2. Beyond this, the Florida criminal statute, which explicitly applies only to accusations about women and not men, almost certainly violates the Equal Protection Clause doctrine that bans most forms of sex discrimination. (See, e.g., Mississippi Univ. for Women v. Hogan (1982).) This doctrine has long been used to invalidate laws that ostensibly favor women but are based on, and perpetuate, sex-based norms of proper behavior; and at least two cases, Ivey v. State (Ala. 2001) and Rejent v. Liberation Pubs. (N.Y. App. Div. 1994), have specifically concluded that such sex-based rules in libel law are unconstitutional — here’s what Rejent said:
It is, as one commentator has noted, ‘quite blatantly sexist and discriminatory, and is based on outmoded assumptions about sexual behavior. Sex-based classifications very similar to the ‘unchastity of a woman’ rule have been struck down by the United States Supreme Court as violative of the equal protection clause…. The Restatement (Second) takes a laudable lead in this area, modifying the traditional rule to a sex-neutral standard that renders any imputation of ‘sexual misconduct’ by a man or woman slanderous per se.
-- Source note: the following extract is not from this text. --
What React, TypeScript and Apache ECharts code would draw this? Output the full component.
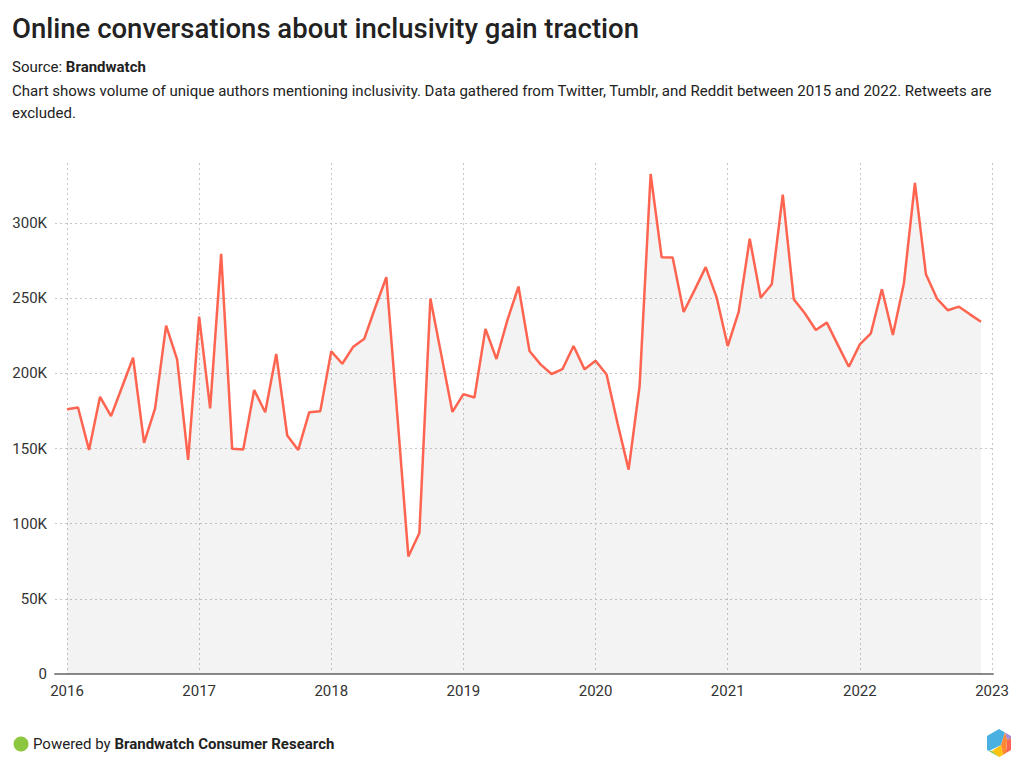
import React, { useEffect, useRef } from "react";
import * as echarts from "echarts";

// Monthly unique authors (thousands), Jan 2016 .. Dec 2022
const startYear = 2016;
const yearLabels = ["2016", "2017", "2018", "2019", "2020", "2021", "2022", "2023"];
const v2016 = [176.2, 177.3, 149.1, 184.4, 171.6, 191, 210.4, 153.8, 176.7, 231.8, 209.3, 142.4];
const v2017 = [237.8, 176.7, 279.6, 149.8, 149.3, 188.9, 174.2, 212.9, 158.7, 149.1, 174.2, 174.9];
const v2018 = [214.7, 206.4, 217.8, 223.1, 244, 264.0, 172, 78.2, 93.8, 249.8, 212, 174.4];
const v2019 = [186.2, 184, 229.6, 209.6, 235.6, 257.8, 214.9, 206, 199.6, 202.9, 218.2, 202.7];
const v2020 = [208.4, 199.3, 166.7, 136, 191.6, 332.7, 277.3, 277.1, 240.9, 255.6, 270.7, 250.4];
const v2021 = [218.2, 241.1, 289.6, 250.4, 259.3, 318.9, 249.3, 240, 228.9, 233.8, 219, 204.4];
const v2022 = [219.3, 226.7, 256, 225.6, 260, 326.7, 266, 249.8, 242, 244.4, 239.3, 234.4];
const values = [...v2016, ...v2017, ...v2018, ...v2019, ...v2020, ...v2021, ...v2022];
const yTicks = [0, 50000, 100000, 150000, 200000, 250000, 300000];

const FONT = "Roboto, 'Noto Sans', sans-serif";

export default function App() {
  const ref = useRef<HTMLDivElement>(null);
  useEffect(() => {
    if (!ref.current) return;
    const chart = echarts.init(ref.current, undefined, { renderer: "svg" });
    const data = values.map((v, i) => [i, Math.round(v * 1000)]);
    const yMax = 340000;
    chart.setOption({
      animation: false,
      textStyle: { fontFamily: FONT },
      grid: [
        { left: 67, right: 32, top: 163, bottom: 100 },
        { left: 55, right: 31, top: 163, bottom: 100 },
      ],
      xAxis: [
        {
          type: "value",
          gridIndex: 0,
          min: 0,
          max: 84,
          interval: 12,
          axisLine: { show: false },
          axisTick: { show: false },
          axisLabel: {
            color: "#333",
            fontSize: 15,
            fontFamily: FONT,
            margin: 9,
            formatter: (v: number) => yearLabels[Math.round(v / 12)] ?? String(startYear + v / 12),
          },
          splitLine: { show: true, lineStyle: { color: "#c8c8c8", type: [2, 3], width: 1 } },
        },
        {
          type: "value",
          gridIndex: 1,
          min: 0,
          max: 1,
          axisLine: { show: true, lineStyle: { color: "#8a8a8a", width: 2 } },
          axisTick: { show: false },
          axisLabel: { show: false },
          splitLine: { show: false },
        },
      ],
      yAxis: [
        {
          type: "value",
          gridIndex: 0,
          min: 0,
          max: yMax,
          show: false,
          splitLine: { show: false },
        },
        {
          type: "value",
          gridIndex: 1,
          min: 0,
          max: yMax,
          interval: 50000,
          axisLine: { show: false },
          axisTick: { show: false },
          axisLabel: {
            color: "#333",
            fontSize: 15,
            fontFamily: FONT,
            margin: 8,
            showMaxLabel: false,
            formatter: (v: number) => (yTicks.includes(v) ? (v === 0 ? "0" : v / 1000 + "K") : ""),
          },
          splitLine: {
            show: true,
            showMaxLine: false,
            lineStyle: { color: "#c8c8c8", type: [2, 3], width: 1 },
          },
        },
      ],
      series: [
        {
          type: "line",
          xAxisIndex: 0,
          yAxisIndex: 0,
          data,
          symbol: "none",
          lineStyle: { color: "#ff6450", width: 2.5 },
          itemStyle: { color: "#ff6450" },
          areaStyle: { color: "rgba(0,0,0,0.065)" },
          z: 3,
        },
      ],
      graphic: [
        {
          type: "text",
          left: 12,
          top: 14,
          style: {
            text: "Online conversations about inclusivity gain traction",
            fontSize: 27.5,
            fontWeight: 500,
            fill: "#222",
            fontFamily: FONT,
          },
        },
        {
          type: "text",
          left: 12,
          top: 59.5,
          style: {
            text: "{n|Source: }{b|Brandwatch}",
            fontFamily: FONT,
            rich: {
              n: { fontSize: 15, fill: "#222", fontFamily: FONT },
              b: { fontSize: 15, fill: "#222", fontWeight: "bold", fontFamily: FONT },
            },
          },
        },
        {
          type: "text",
          left: 12,
          top: 80,
          style: {
            text:
              "Chart shows volume of unique authors mentioning inclusivity. Data gathered from Twitter, Tumblr, and Reddit between 2015 and 2022. Retweets are\nexcluded.",
            fontSize: 15,
            lineHeight: 22,
            fill: "#222",
            fontFamily: FONT,
          },
        },
        {
          type: "circle",
          shape: { cx: 21, cy: 744, r: 7.5 },
          style: { fill: "#8dc63f" },
        },
        {
          type: "text",
          left: 33,
          top: 736.5,
          style: {
            text: "{n|Powered by }{b|Brandwatch Consumer Research}",
            fontFamily: FONT,
            rich: {
              n: { fontSize: 15, fill: "#222", fontFamily: FONT },
              b: { fontSize: 15, fill: "#222", fontWeight: "bold", fontFamily: FONT },
            },
          },
        },
        {
          type: "group",
          children: [
            { type: "polygon", shape: { points: [[987, 736], [999, 729], [1005, 732.5], [1001, 745], [989, 751], [987, 750]] }, style: { fill: "#4ab0e2" } },
            { type: "polygon", shape: { points: [[1005, 732.5], [1011, 736], [1011, 738.5], [1007, 740]] }, style: { fill: "#a98bd3" } },
            { type: "polygon", shape: { points: [[1007, 740], [1011, 738.5], [1011, 750], [1006, 753]] }, style: { fill: "#ff6450" } },
            { type: "polygon", shape: { points: [[1001, 745], [1005, 732.5], [1007, 740], [1006, 753], [1003, 755]] }, style: { fill: "#ff8a33" } },
            { type: "polygon", shape: { points: [[992, 751], [1001, 745], [1003, 755], [999, 757]] }, style: { fill: "#ffc20e" } },
            { type: "polygon", shape: { points: [[987, 750], [989, 751], [992, 751], [999, 757], [993, 753.5]] }, style: { fill: "#8dc63f" } },
          ],
        },
      ],
    });
    return () => chart.dispose();
  }, []);
  return (
    <div
      ref={ref}
      style={{ position: "fixed", left: 0, top: 0, width: 1024, height: 774, background: "#fff" }}
    />
  );
}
And since I quite doubt that Florida courts would be willing to cure the discrimination by broadening the criminal law to cover accusations against men — courts in most states generally aren’t allowed to essentially criminalize behavior that the legislature hasn’t criminalized — I think the Florida statute would have to be struck down as an Equal Protection Clause violation, leaving it to the legislature to decide whether to reenact a sex-neutral statute. Such a sex-neutral statute would probably be considered a constitutional criminal libel statute if limited to knowing falsehoods; Garrison v. Louisiana (1964) suggests that such criminal libel statutes are constitutional if suitably limited, and I suspect that the focus on accusations of sexual impropriety would be constitutional despite R.A.V. v. City of St. Paul (1992), because it seems unlikely to be aimed at the suppression of ideas. But it would be up to the Florida Legislature to create such a sex-neutral statutes, and not to the Florida courts to broaden it. (For an extremely rare case where a court solved a constitutional problem with a criminal statute by broadening the criminal prohibition, see People v. Liberta (N.Y. 1984), a case that was driven by felt moral imperatives that are likely not to be present here.)